Transforming big media’s performance on sustainability

NOTE: This is my latest Blog for WME's Business Environment Network (see links below) and is reproduced here with an extra 'personal footnote'. 

Opinion polls are warning that a price on carbon pollution is political poison, renewable energy is under assault, life-saving environmental flows for the Murray-Darling are evaporating and biodiversity is disappearing. So are sustainability advocates losing the communications war, asks Murray Hogarth.

Progress, or is it?

Big environmental sustainability issues for Australia and the world are getting unprecedented attention in the political and public discourse of the nation. Climate change, a price on carbon, water challenges, renewable energy, coal seam gas and coal industry expansion, a fair rate of tax on mining and other resource extraction, public transport deficiencies, species crises, and more are in the news most days.

So isn’t that progress? Aren’t the issues that sustainability advocates care about now on the agenda, getting headlines, being debated, causing political mayhem, stirring public passions? Wasn’t that the whole idea of decades of activism to raise awareness about the awful reality of humans pursuing endless economic and population growth inside a finite ecological system?

Yes, but. There’s a problem. To borrow a football analogy, it looks like sustainability advocates are often dominating possession but failing to score. It’s not enough to elevate your issues, at least not if the media itself, and the business and political realms that still dominate in its coverage, haven’t themselves changed at a more fundamental level.

Sustainability 'meta-narrative'

In my view, media coverage of sustainability has barely progressed in over a decade. If that’s right, why does this paralysis persist in the face of overwhelming scientific evidence of the sustainability crisis ‘meta-narrative’ for people on the planet? Individual journalists aren’t to blame. However good they are, they can’t effect the change required here. It has to be systemic, and the media must accept a role to lead society not merely reflect its confusion.

Look at this from a corporate perspective. The emerging, logical approach for reporting by businesses is now to integrate all of the important information about an enterprise’s policies, plans and performance – across financial, governance, social and environmental dimensions – into a single annual report, quarterly updates, and also into continuous reporting via the Internet. The point is to make, and to communicate sustainability as being integral to the business, not a satellite concern held at the margins by more exotic, segregated reporting.

Change the business pages

This structural evolution also is required from big media if sustainability is to win consistently in the communications war, as I for one believe it should and must. The business section of any newspaper is a great place to start the restructuring, with the first steps to include:
  •          Accepting overtly that the science of climate change is solid and has major economic and financial consequences that can be articulated, tracked, tested and reported on, including in terms of how they relate in value-at-stake terms to individual stocks and economies, and also sectors and markets as a whole.
  •          Innovating to produce and promote new metrics and indices that can track and compare performance on diverse relevant areas such as quality of life, happiness, ecological integrity and biodiversity protection, climate change impacts, major resource reserves and reliability, rural productivity and production trends, water resilience, employee participation, and much more.
  •         Adopting a relentless journalistic rigor in questioning and editorially challenging corporations, governments and oppositions, community organisations and all of the other players that make up our economy and our society to show what they are doing to identify, manage and reduce or eliminate any social, environmental and economic harm they are doing, and also to create positive outcomes through their processes, policies, products and people.     

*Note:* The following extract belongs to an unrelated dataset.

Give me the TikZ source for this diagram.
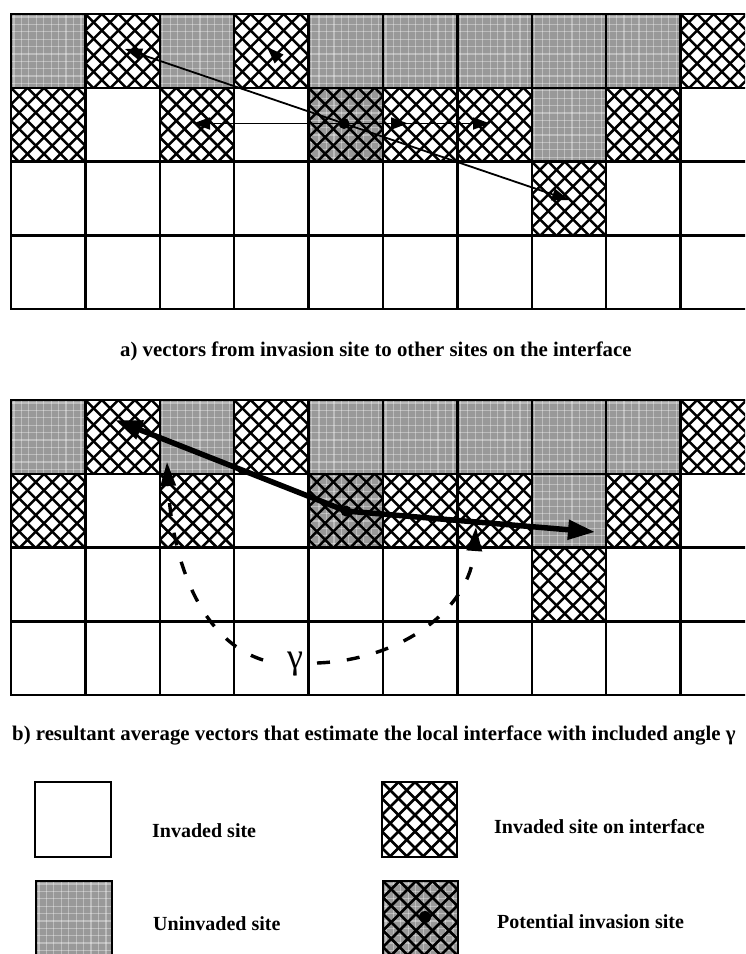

The real power to influence

This is completely different territory than a media group like News Limited doing its credible 1 Degree program to achieve carbon neutrality, or Fairfax Media’s good internal sustainability focus and foundation support for Earth Hour with WWF Australia, or a greener ABC. It’s great that media organisations just like any other businesses run their operations more cleanly and efficiently, and also support good causes, but their real power to influence for good lies in what they report and how they report it.

The defining sustainability challenge for the whole sprawling mass communications sector is to help redefine how the economy and society are described, measured and reported on. That’s what real change looks like. And who knows, getting this right might make a difference to the financial sustainability challenges now confronting big media, especially our newspapers. Otherwise, a myriad of minor and social media will fill the void, as they are doing already.

*Murray Hogarth is a business environmentalist, Principal of consultancy the 3rd degree and a former Environment Editor of The Sydney Morning Herald. He also is Senior Adviser to Green Capital, the corporate sustainability arm of the Total Environment Centre, where he currently is working on a November event series, Media, Marketing & the Green Message: Are we losing the sustainability communications war? The opinions expressed here are Murray’s alone

My personal footnote

Recently I’ve been working on a book covering the first 25 years of the Environmental Defenders Office of NSW, often known simply as the EDO, Australia’s pioneering public interest environmental law centre. The book is not finished yet, but the emerging manuscript has some relevant touch points for this discussion. In the words of one of the EDO’s founding figures, Emeritus Professor Ben Boer of the University of Sydney, the mission is to achieve a future where the laws of man conform to the laws of nature. Another of the EDO’s founders, retired Federal Court Justice Murray Wilcox AO, makes a great point when he says legal battles alone will never deliver real transformation towards a truly sustainable society, where environmental protection can trump economic growth as a matter of common agreement: ‘In the end that is the only guarantee. If you get to the point where no government would dream of doing something that is your best hope.’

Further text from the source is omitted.